A feature ROI model usually combines cost, impact, and timing.
| Input area | What to include | Why it matters |
|---|---|---|
| Build cost | Engineering, design, QA, PM, launch coordination | This is the investment required to ship |
| Ongoing cost | Support, cloud usage, monitoring, maintenance | Some features stay expensive after launch |
| Revenue gain | Upsells, better conversion, expansion, retention | Direct and indirect revenue can justify the work |
| Cost savings | Less manual work, fewer support tickets, lower tooling spend | Many features pay back through efficiency |
| Time horizon | Month, quarter, or annual view | ROI changes with the measurement period |
A feature with modest launch cost but weak adoption can still produce poor ROI. A more expensive feature can make sense if the benefit compounds over time.
Feature ROI Formula
A simple planning formula looks like this:
Net benefit = Total estimated benefit - Total feature cost
Feature ROI (%) = (Net benefit / Total feature cost) x 100
If your calculator includes payback, you can also use:
Payback period = Total feature cost / Average monthly benefit
Example Feature ROI Calculation
Suppose a SaaS team is evaluating a self-serve reporting feature with these assumptions:
- Build and launch cost:
USD 28,000 - Ongoing annual maintenance:
USD 4,000 - Expected annual expansion and retention benefit:
USD 54,000
Total feature cost = 28,000 + 4,000 = USD 32,000
Net benefit = 54,000 - 32,000 = USD 22,000
Feature ROI = (22,000 / 32,000) x 100 = 68.75%
That suggests the feature returns more value than it costs within the chosen time window, assuming the benefit estimate is realistic.
Revenue Gain vs Cost Savings Features
Not every feature earns value in the same way.
- A pricing or packaging feature may increase conversion or expansion revenue.
- A workflow feature may reduce churn by making the product harder to leave.
- An internal tooling feature may save time rather than generate direct revenue.
- A reliability or support feature may reduce ticket volume, refunds, or manual intervention.
The calculator works best when you translate each type of value into a financial estimate instead of forcing every feature into a direct-sales story.
How to Estimate Adoption and Impact
This is usually the hardest part of the model.
- Start with a realistic eligible-user group, not the entire customer base.
- Estimate what share of those users will actually use the feature.
- Apply the expected lift only to the users who are likely to adopt it.
- Use evidence from experiments, interviews, historical launches, or comparable features where possible.
Many weak business cases fail because the model assumes immediate, universal adoption. Most product rollouts move more slowly than that.
When a Low-ROI Feature Still Makes Sense
Some features should ship even if the short-term ROI looks weak.

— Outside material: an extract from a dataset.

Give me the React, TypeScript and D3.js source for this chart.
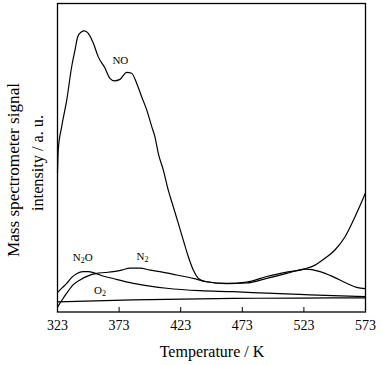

- Compliance or security requirements
- Contractual commitments to key customers
- Platform work required for larger future bets
- Risk reduction for reliability or support load
That does not make ROI useless. It means ROI should inform the decision, not replace judgment.
Common Mistakes in Feature ROI Models
- Ignoring maintenance and support cost after launch
- Using highly optimistic adoption assumptions
- Counting the same revenue effect twice
- Measuring benefit over too short or too long a period without explaining why
- Forgetting the opportunity cost of delaying another roadmap item
If you are comparing roadmap tradeoffs, this page pairs well with a Software ROI Calculator or a Churn Impact Calculator.
FAQ
What is a feature ROI calculator?
It estimates whether a product feature is expected to create more value than it costs to build and maintain.
What counts as feature benefit?
Benefit can include added revenue, reduced churn, saved labour, lower support cost, or other measurable business impact.
Should I include engineering salaries only?
No. A better estimate also includes design, QA, product management, maintenance, and other supporting cost.
What if the feature has indirect value?
You can still model it, but you should state the assumption clearly. For example, a retention or efficiency effect can be translated into estimated financial impact.
Is a high ROI estimate enough to prioritize a feature?
No. Teams should also consider strategy, risk, customer value, timing, and confidence in the assumptions.